## Start

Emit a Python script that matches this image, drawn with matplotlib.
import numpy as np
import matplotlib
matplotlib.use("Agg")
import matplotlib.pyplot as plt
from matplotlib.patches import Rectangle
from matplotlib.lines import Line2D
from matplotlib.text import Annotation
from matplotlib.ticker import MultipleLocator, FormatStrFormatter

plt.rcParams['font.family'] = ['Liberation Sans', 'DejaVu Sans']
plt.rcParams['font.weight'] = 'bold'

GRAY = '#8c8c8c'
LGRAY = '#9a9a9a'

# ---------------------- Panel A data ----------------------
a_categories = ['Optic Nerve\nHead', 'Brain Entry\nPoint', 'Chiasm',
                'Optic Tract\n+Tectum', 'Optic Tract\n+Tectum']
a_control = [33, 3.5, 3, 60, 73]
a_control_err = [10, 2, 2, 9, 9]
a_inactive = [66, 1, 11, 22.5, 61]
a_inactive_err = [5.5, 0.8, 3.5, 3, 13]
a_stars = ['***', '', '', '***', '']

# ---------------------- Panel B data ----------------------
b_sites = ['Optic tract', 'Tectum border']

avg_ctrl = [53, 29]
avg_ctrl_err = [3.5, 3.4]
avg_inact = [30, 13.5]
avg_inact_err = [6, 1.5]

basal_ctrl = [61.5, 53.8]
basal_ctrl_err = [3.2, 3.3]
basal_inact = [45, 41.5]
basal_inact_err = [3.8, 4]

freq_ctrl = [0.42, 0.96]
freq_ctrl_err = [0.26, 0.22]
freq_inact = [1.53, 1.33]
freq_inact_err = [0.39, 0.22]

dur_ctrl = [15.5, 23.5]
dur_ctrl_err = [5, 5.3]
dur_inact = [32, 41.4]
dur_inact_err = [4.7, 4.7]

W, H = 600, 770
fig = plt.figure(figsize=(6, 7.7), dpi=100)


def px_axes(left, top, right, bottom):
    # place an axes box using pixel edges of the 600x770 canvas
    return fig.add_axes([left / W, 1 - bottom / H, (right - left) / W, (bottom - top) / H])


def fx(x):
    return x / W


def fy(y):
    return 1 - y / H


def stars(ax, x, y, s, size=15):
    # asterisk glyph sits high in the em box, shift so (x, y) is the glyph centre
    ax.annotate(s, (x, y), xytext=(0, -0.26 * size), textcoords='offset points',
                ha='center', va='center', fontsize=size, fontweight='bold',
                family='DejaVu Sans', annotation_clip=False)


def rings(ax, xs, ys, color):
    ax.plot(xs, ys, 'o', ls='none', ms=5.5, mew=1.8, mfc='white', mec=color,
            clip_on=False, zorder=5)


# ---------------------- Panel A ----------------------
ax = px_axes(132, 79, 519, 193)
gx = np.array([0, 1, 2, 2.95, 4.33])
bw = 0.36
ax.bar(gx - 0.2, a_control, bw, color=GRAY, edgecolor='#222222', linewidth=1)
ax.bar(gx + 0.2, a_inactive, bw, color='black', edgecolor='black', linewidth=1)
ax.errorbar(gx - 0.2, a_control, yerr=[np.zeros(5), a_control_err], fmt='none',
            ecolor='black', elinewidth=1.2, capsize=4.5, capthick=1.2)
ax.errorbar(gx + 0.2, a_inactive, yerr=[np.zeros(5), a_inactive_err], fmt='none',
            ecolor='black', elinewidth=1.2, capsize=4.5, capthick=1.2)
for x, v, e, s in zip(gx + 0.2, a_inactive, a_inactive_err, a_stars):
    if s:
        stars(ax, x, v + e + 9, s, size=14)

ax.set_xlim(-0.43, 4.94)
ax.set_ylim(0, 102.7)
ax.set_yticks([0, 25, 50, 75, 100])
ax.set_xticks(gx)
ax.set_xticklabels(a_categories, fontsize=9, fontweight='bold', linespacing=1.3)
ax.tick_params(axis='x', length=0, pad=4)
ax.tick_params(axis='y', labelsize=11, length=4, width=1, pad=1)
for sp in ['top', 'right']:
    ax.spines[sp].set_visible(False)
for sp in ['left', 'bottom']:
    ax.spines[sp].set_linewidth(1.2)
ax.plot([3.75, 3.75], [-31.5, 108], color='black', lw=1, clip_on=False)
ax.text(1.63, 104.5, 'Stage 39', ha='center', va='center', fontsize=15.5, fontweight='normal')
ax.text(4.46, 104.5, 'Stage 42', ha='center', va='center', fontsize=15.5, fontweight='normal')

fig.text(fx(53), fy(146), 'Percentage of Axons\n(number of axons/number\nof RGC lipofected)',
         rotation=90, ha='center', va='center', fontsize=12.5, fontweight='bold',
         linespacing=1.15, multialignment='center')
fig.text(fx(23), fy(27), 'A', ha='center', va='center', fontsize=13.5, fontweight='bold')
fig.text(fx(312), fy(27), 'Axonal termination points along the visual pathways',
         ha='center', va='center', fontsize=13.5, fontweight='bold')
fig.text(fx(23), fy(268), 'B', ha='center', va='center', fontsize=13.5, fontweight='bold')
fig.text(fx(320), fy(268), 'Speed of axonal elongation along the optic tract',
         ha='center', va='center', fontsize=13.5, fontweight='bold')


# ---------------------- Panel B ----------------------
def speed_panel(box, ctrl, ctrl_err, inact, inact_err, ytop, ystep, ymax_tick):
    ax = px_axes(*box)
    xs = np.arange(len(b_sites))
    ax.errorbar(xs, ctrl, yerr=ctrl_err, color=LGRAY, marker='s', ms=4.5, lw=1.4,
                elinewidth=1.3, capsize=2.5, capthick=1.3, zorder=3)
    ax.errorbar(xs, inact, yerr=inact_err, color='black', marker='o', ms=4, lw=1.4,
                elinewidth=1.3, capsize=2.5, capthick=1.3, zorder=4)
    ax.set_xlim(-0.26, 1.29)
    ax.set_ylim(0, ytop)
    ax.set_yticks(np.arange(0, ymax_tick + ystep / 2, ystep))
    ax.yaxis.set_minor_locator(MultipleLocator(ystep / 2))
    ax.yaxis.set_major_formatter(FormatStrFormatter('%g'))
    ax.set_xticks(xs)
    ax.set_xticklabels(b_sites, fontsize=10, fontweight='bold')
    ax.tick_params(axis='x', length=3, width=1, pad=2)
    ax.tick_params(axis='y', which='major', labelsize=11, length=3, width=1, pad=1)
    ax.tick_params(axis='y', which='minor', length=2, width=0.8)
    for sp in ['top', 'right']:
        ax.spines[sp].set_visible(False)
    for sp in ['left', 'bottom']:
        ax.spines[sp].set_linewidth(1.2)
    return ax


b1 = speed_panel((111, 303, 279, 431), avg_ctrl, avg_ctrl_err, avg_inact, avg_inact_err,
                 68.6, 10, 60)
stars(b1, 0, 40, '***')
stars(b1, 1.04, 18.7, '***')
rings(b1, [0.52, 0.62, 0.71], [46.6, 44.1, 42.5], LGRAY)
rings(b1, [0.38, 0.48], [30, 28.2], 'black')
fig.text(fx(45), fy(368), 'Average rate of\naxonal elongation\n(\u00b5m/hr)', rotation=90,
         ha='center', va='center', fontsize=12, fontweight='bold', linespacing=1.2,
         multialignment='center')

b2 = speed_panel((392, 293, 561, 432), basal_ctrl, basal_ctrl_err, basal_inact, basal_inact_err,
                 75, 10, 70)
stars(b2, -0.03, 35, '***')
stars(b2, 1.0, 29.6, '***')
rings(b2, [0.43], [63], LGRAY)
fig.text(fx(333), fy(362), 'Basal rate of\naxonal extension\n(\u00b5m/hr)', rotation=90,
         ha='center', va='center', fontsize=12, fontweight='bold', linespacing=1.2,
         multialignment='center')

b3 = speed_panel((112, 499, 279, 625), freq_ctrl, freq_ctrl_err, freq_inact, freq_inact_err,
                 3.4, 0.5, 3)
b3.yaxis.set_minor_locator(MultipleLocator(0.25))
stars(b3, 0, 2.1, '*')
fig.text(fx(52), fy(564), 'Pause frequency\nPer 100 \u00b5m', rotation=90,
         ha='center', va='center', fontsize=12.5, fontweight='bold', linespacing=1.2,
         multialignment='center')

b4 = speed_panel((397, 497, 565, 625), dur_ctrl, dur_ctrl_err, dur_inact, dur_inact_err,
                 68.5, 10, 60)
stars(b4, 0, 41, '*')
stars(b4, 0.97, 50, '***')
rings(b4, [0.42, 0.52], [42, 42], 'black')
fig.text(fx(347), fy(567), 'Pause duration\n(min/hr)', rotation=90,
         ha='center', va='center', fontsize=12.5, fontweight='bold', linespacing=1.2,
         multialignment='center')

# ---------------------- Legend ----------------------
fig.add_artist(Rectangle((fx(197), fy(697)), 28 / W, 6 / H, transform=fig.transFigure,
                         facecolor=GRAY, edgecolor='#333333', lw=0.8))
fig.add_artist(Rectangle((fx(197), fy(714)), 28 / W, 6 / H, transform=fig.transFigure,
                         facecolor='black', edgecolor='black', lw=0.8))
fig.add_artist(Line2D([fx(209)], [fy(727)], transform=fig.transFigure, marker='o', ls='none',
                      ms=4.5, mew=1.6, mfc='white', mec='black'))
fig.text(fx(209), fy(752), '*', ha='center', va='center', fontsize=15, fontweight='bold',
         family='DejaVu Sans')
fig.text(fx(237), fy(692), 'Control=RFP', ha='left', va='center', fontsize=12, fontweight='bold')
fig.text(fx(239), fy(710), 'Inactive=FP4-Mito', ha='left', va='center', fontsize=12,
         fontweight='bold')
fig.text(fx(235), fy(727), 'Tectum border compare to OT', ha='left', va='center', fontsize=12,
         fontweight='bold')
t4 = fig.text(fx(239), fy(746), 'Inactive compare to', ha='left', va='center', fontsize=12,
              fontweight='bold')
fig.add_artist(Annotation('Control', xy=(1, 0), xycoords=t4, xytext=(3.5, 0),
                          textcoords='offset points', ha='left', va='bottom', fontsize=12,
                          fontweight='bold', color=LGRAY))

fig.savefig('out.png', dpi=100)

## End
## Start

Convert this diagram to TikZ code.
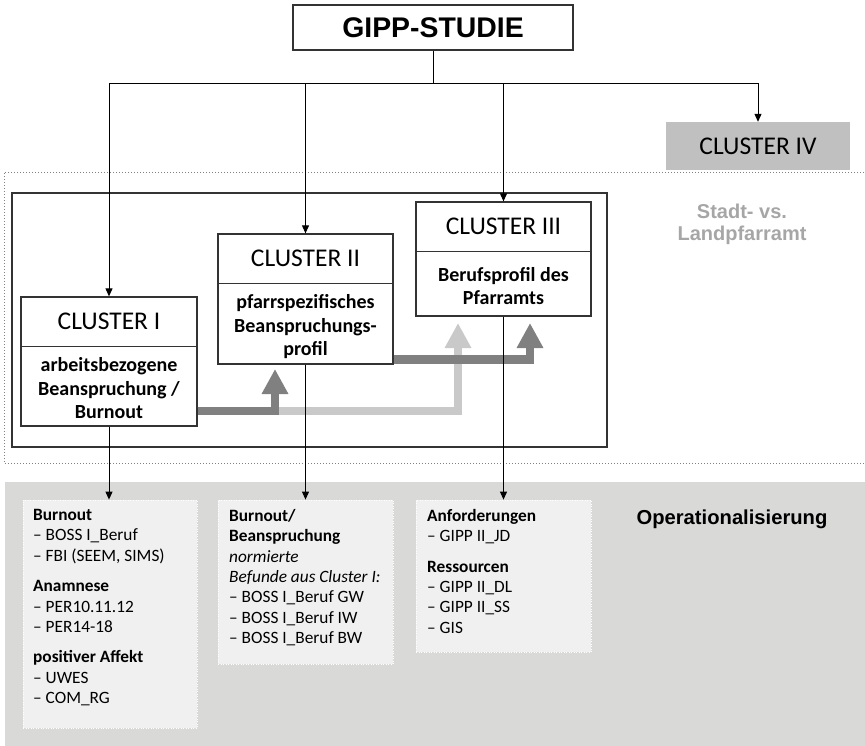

## End

_Exercise details_: In the listing above, find the line with "Emit a Python" and the line with "fig = plt.figure(figsize=(6, 7.7), dpi=100)", then print exactly those two lines and every line between them, and nothing more.

_Result_:
Emit a Python script that matches this image, drawn with matplotlib.
import numpy as np
import matplotlib
matplotlib.use("Agg")
import matplotlib.pyplot as plt
from matplotlib.patches import Rectangle
from matplotlib.lines import Line2D
from matplotlib.text import Annotation
from matplotlib.ticker import MultipleLocator, FormatStrFormatter

plt.rcParams['font.family'] = ['Liberation Sans', 'DejaVu Sans']
plt.rcParams['font.weight'] = 'bold'

GRAY = '#8c8c8c'
LGRAY = '#9a9a9a'

# ---------------------- Panel A data ----------------------
a_categories = ['Optic Nerve\nHead', 'Brain Entry\nPoint', 'Chiasm',
                'Optic Tract\n+Tectum', 'Optic Tract\n+Tectum']
a_control = [33, 3.5, 3, 60, 73]
a_control_err = [10, 2, 2, 9, 9]
a_inactive = [66, 1, 11, 22.5, 61]
a_inactive_err = [5.5, 0.8, 3.5, 3, 13]
a_stars = ['***', '', '', '***', '']

# ---------------------- Panel B data ----------------------
b_sites = ['Optic tract', 'Tectum border']

avg_ctrl = [53, 29]
avg_ctrl_err = [3.5, 3.4]
avg_inact = [30, 13.5]
avg_inact_err = [6, 1.5]

basal_ctrl = [61.5, 53.8]
basal_ctrl_err = [3.2, 3.3]
basal_inact = [45, 41.5]
basal_inact_err = [3.8, 4]

freq_ctrl = [0.42, 0.96]
freq_ctrl_err = [0.26, 0.22]
freq_inact = [1.53, 1.33]
freq_inact_err = [0.39, 0.22]

dur_ctrl = [15.5, 23.5]
dur_ctrl_err = [5, 5.3]
dur_inact = [32, 41.4]
dur_inact_err = [4.7, 4.7]

W, H = 600, 770
fig = plt.figure(figsize=(6, 7.7), dpi=100)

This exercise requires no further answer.